• **Do this**
Leave out the pictures, and retype only the lines from the beginning of the material through the line that contains "ax.axis('off')", including both.

• **Data excerpt**
........
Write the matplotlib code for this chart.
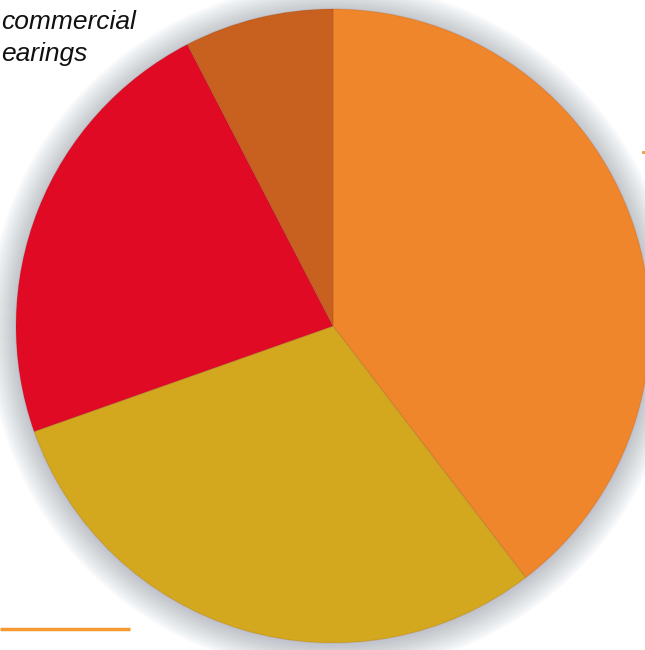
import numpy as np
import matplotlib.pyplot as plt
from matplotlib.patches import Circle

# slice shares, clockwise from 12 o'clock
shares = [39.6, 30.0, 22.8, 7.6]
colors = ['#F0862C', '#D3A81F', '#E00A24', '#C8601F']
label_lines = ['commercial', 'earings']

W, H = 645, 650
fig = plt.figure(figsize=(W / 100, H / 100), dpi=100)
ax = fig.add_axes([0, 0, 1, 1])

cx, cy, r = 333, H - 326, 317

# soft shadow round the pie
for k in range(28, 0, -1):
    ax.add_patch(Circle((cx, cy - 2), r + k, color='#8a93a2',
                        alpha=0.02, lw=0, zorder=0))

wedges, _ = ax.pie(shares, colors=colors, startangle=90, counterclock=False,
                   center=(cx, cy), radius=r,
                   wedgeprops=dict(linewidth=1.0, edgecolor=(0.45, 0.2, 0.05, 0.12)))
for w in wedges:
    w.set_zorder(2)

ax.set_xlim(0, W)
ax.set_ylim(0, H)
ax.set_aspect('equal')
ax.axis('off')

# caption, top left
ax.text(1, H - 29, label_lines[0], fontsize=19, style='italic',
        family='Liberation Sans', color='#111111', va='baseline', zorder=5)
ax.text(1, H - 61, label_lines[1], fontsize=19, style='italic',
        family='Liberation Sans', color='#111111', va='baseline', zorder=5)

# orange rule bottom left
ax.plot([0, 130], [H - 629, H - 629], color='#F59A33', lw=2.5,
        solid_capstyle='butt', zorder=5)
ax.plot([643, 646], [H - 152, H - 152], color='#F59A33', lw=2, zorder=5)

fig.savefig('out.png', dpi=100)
........
• **Reply to the task**
Write the matplotlib code for this chart.
import numpy as np
import matplotlib.pyplot as plt
from matplotlib.patches import Circle

# slice shares, clockwise from 12 o'clock
shares = [39.6, 30.0, 22.8, 7.6]
colors = ['#F0862C', '#D3A81F', '#E00A24', '#C8601F']
label_lines = ['commercial', 'earings']

W, H = 645, 650
fig = plt.figure(figsize=(W / 100, H / 100), dpi=100)
ax = fig.add_axes([0, 0, 1, 1])

cx, cy, r = 333, H - 326, 317

# soft shadow round the pie
for k in range(28, 0, -1):
    ax.add_patch(Circle((cx, cy - 2), r + k, color='#8a93a2',
                        alpha=0.02, lw=0, zorder=0))

wedges, _ = ax.pie(shares, colors=colors, startangle=90, counterclock=False,
                   center=(cx, cy), radius=r,
                   wedgeprops=dict(linewidth=1.0, edgecolor=(0.45, 0.2, 0.05, 0.12)))
for w in wedges:
    w.set_zorder(2)

ax.set_xlim(0, W)
ax.set_ylim(0, H)
ax.set_aspect('equal')
ax.axis('off')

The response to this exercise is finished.